Continuous glucose monitoring helps decrease A1c

July 22, 2021
A 15-center study of 175 patients with poorly controlled type 2 diabetes in JAMA found that continuous glucose monitoring, compared to blood glucose meter monitoring, or finger pricking, significantly decreased their hemoglobin A1c over eight months (-1.1% versus -0.16%, respectively).

Although the benefits of continuous glucose monitoring for patients with diabetes has been demonstrated before, the benefits have only been well studied in patients with type 1 diabetes or patients with type 2 treated with multiple daily insulin injections, referred to as prandial insulin.

Study Author Rodica Busui, MD, PhD, Vice Chair of Clinical Research in the Department of Internal Medicine at University of Michigan Health, says this work is one of the first to thoroughly understand the impact of having access to and using a continuous glucose monitor in adults with poorly controlled type 2 diabetes that are only treated with basal insulin, a long-acting insulin designed to be injected once or twice daily to provide an adequate level of insulin throughout the day and night.

She adds that approximately half of the study’s participants were of a racial or ethnic minority.

The randomized clinic trial began enrolling patients in mid-2018 to late-2019, with follow up in mid-2020. The participants received one or two daily injections of long-acting basal insulin, with or without non-insulin medications to help lower blood sugar levels.

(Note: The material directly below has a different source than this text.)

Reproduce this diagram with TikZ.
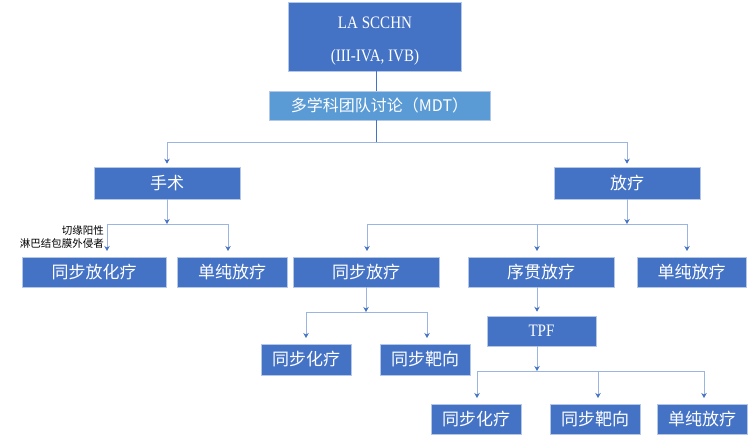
\documentclass[tikz,border=0pt]{standalone}
\usepackage{fontspec}
\usetikzlibrary{arrows.meta,calc}
\newfontfamily\cjk{Noto Sans CJK SC}
\newfontfamily\latserif[FakeStretch=0.86]{Liberation Serif}
\definecolor{boxblue}{HTML}{4472C4}
\definecolor{mdtblue}{HTML}{5B9BD5}
\definecolor{linec}{HTML}{9BB5E2}
\definecolor{edgec}{HTML}{B4C7E7}
\tikzset{
  bx/.style={rectangle, fill=boxblue, draw=edgec, line width=0.6pt, text=white, inner sep=0pt, align=center},
  cn/.style={font=\cjk\fontsize{17}{20}\selectfont},
  ln/.style={draw=linec, line width=1pt},
  ar/.style={ln, -{Stealth[length=5pt,width=5.5pt,color=boxblue]}},
}
\begin{document}
\begin{tikzpicture}[x=1pt,y=-1pt]
\useasboundingbox (0,0) rectangle (750,447);
% nodes
\node[bx, minimum width=173, minimum height=69] (top) at (375,36.5) {};
\node[text=white, inner sep=0pt, align=center, font=\latserif\fontsize{17.5}{33}\selectfont] (toptext) at (375,41) {LA SCCHN\\(III-IVA, IVB)};
\node[bx, fill=mdtblue, minimum width=221, minimum height=29, font=\cjk\fontsize{16}{18}\selectfont] (mdt) at (379.5,105.5) {多学科团队讨论（MDT）};
\node[bx, cn, minimum width=146, minimum height=32] (ss) at (167,183) {手术};
\node[bx, cn, minimum width=146, minimum height=32] (fl) at (627,183) {放疗};
\node[bx, cn, minimum width=144, minimum height=30] (a1) at (94,272) {同步放化疗};
\node[bx, cn, minimum width=110, minimum height=30] (a2) at (232,272) {单纯放疗};
\node[bx, cn, minimum width=146, minimum height=30] (a3) at (366,272) {同步放疗};
\node[bx, cn, minimum width=146, minimum height=30] (a4) at (541,272) {序贯放疗};
\node[bx, cn, minimum width=109, minimum height=30] (a5) at (691.5,272) {单纯放疗};
\node[bx, cn, minimum width=90, minimum height=31] (b1) at (306,359.5) {同步化疗};
\node[bx, cn, minimum width=90, minimum height=31] (b2) at (425,359.5) {同步靶向};
\node[bx, minimum width=109, minimum height=30, font=\latserif\fontsize{17.5}{20}\selectfont] (tpf) at (541.5,331) {TPF};
\node[bx, cn, minimum width=90, minimum height=30] (c1) at (476,419) {同步化疗};
\node[bx, cn, minimum width=90, minimum height=30] (c2) at (595,419) {同步靶向};
\node[bx, cn, minimum width=90, minimum height=30] (c3) at (702,419) {单纯放疗};
\node[anchor=east, inner sep=0pt, font=\cjk\fontsize{10.5}{12}\selectfont] (lab1) at (104,230) {切缘阳性};
\node[anchor=east, inner sep=0pt, font=\cjk\fontsize{10.5}{12}\selectfont] (lab2) at (104,243) {淋巴结包膜外侵者};
% junction coordinates
\coordinate (j0) at (376,142);
\coordinate (j1) at (167,224);
\coordinate (j2) at (627,224);
\coordinate (j3) at (366,312);
\coordinate (j4) at (537,371);
% top to MDT
\draw[draw=boxblue, line width=1pt] (top.south -| 376,0) -- (mdt.north -| 376,0);
\draw[draw=boxblue, line width=1pt] (mdt.south -| 376,0) -- (j0);
% MDT branch
\draw[ln] (167,142) -- (627,142);
\draw[ar] (167,142) -- ($(ss.north)+(0,-3)$);
\draw[ar] (627,142) -- ($(fl.north)+(0,-3)$);
% surgery branch
\draw[ar] (ss.south) -- (j1);
\draw[ln] (107,224) -- (228,224);
\draw[ar] (107,224) -- (107,251);
\draw[ar] (228,224) -- (228,251);
% RT branch
\draw[ar] (fl.south) -- (j2);
\draw[ln] (367,224) -- (687,224);
\draw[ar] (367,224) -- (367,251);
\draw[ar] (537,224) -- (537,251);
\draw[ar] (687,224) -- (687,251);
% concurrent RT branch
\draw[ar] (a3.south) -- (j3);
\draw[ln] (306,312) -- (427,312);
\draw[ar] (306,312) -- (306,338);
\draw[ar] (427,312) -- (427,338);
% sequential to TPF
\draw[ar] (a4.south -| 537,0) -- ($(tpf.north -| 537,0)+(0,-4)$);
% TPF branch
\draw[ar] (tpf.south -| 537,0) -- (j4);
\draw[ln] (477,371) -- (704,371);
\draw[ar] (477,371) -- (477,398);
\draw[ar] (598,371) -- (598,398);
\draw[ar] (704,371) -- (704,398);
\end{tikzpicture}
\end{document}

Aside from testing the efficacy of continuous glucose monitoring paired with basal insulin in the study participants, Busui and her team sought to better understand how the impact of this diabetes treatment approach affected patients’ adherence to managing their disease as well as their overall life satisfaction.

The result: 175 study participants exhibited better adherence to managing their diabetes, and their life satisfaction was higher.